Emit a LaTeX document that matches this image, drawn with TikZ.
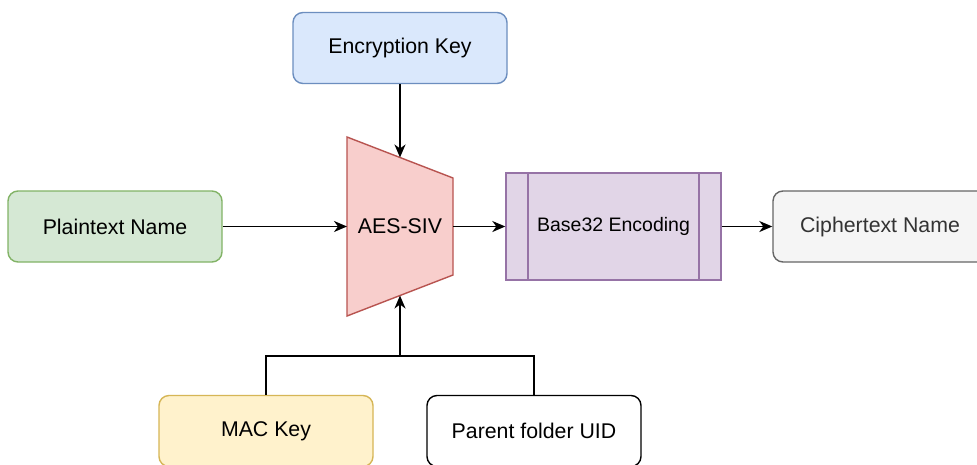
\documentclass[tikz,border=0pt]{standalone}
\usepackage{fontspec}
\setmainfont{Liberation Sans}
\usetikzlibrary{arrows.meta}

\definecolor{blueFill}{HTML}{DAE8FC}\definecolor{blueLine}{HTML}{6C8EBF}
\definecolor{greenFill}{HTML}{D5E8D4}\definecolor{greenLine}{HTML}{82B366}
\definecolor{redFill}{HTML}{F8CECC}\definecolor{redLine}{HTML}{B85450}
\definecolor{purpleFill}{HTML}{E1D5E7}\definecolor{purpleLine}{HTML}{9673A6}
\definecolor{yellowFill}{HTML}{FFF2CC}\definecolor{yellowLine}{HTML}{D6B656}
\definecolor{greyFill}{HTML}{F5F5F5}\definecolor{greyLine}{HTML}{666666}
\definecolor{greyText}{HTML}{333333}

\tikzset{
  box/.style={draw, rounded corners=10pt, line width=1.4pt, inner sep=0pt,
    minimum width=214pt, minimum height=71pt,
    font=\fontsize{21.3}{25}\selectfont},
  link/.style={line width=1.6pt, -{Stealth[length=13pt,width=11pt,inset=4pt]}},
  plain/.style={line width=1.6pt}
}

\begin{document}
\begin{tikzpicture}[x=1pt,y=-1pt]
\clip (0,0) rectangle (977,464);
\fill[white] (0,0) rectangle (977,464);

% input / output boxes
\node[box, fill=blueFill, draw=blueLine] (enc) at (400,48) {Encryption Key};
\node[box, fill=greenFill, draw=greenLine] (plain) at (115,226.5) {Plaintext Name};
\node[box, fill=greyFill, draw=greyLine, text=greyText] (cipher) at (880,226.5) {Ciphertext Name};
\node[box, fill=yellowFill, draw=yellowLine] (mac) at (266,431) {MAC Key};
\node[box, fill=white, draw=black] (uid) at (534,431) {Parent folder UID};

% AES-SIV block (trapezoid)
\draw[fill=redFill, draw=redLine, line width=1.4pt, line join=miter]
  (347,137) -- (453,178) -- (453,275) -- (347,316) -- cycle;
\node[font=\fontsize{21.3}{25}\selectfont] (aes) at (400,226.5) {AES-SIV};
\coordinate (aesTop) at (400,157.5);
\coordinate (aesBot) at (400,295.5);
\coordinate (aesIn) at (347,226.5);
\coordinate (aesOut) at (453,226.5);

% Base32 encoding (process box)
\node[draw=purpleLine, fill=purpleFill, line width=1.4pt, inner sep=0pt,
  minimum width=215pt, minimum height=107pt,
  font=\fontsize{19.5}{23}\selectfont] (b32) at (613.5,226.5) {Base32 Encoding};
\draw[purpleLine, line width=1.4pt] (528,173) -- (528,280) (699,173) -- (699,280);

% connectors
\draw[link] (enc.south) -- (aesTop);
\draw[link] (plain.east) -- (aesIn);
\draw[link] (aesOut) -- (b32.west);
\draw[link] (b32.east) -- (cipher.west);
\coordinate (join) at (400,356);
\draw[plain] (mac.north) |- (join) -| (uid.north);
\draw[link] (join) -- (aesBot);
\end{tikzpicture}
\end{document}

◆ What to produce
Leave out the pictures and copy the rest of the material above exactly.

◆ Completed exercise
Emit a LaTeX document that matches this image, drawn with TikZ.
\documentclass[tikz,border=0pt]{standalone}
\usepackage{fontspec}
\setmainfont{Liberation Sans}
\usetikzlibrary{arrows.meta}

\definecolor{blueFill}{HTML}{DAE8FC}\definecolor{blueLine}{HTML}{6C8EBF}
\definecolor{greenFill}{HTML}{D5E8D4}\definecolor{greenLine}{HTML}{82B366}
\definecolor{redFill}{HTML}{F8CECC}\definecolor{redLine}{HTML}{B85450}
\definecolor{purpleFill}{HTML}{E1D5E7}\definecolor{purpleLine}{HTML}{9673A6}
\definecolor{yellowFill}{HTML}{FFF2CC}\definecolor{yellowLine}{HTML}{D6B656}
\definecolor{greyFill}{HTML}{F5F5F5}\definecolor{greyLine}{HTML}{666666}
\definecolor{greyText}{HTML}{333333}

\tikzset{
  box/.style={draw, rounded corners=10pt, line width=1.4pt, inner sep=0pt,
    minimum width=214pt, minimum height=71pt,
    font=\fontsize{21.3}{25}\selectfont},
  link/.style={line width=1.6pt, -{Stealth[length=13pt,width=11pt,inset=4pt]}},
  plain/.style={line width=1.6pt}
}

\begin{document}
\begin{tikzpicture}[x=1pt,y=-1pt]
\clip (0,0) rectangle (977,464);
\fill[white] (0,0) rectangle (977,464);

% input / output boxes
\node[box, fill=blueFill, draw=blueLine] (enc) at (400,48) {Encryption Key};
\node[box, fill=greenFill, draw=greenLine] (plain) at (115,226.5) {Plaintext Name};
\node[box, fill=greyFill, draw=greyLine, text=greyText] (cipher) at (880,226.5) {Ciphertext Name};
\node[box, fill=yellowFill, draw=yellowLine] (mac) at (266,431) {MAC Key};
\node[box, fill=white, draw=black] (uid) at (534,431) {Parent folder UID};

% AES-SIV block (trapezoid)
\draw[fill=redFill, draw=redLine, line width=1.4pt, line join=miter]
  (347,137) -- (453,178) -- (453,275) -- (347,316) -- cycle;
\node[font=\fontsize{21.3}{25}\selectfont] (aes) at (400,226.5) {AES-SIV};
\coordinate (aesTop) at (400,157.5);
\coordinate (aesBot) at (400,295.5);
\coordinate (aesIn) at (347,226.5);
\coordinate (aesOut) at (453,226.5);

% Base32 encoding (process box)
\node[draw=purpleLine, fill=purpleFill, line width=1.4pt, inner sep=0pt,
  minimum width=215pt, minimum height=107pt,
  font=\fontsize{19.5}{23}\selectfont] (b32) at (613.5,226.5) {Base32 Encoding};
\draw[purpleLine, line width=1.4pt] (528,173) -- (528,280) (699,173) -- (699,280);

% connectors
\draw[link] (enc.south) -- (aesTop);
\draw[link] (plain.east) -- (aesIn);
\draw[link] (aesOut) -- (b32.west);
\draw[link] (b32.east) -- (cipher.west);
\coordinate (join) at (400,356);
\draw[plain] (mac.north) |- (join) -| (uid.north);
\draw[link] (join) -- (aesBot);
\end{tikzpicture}
\end{document}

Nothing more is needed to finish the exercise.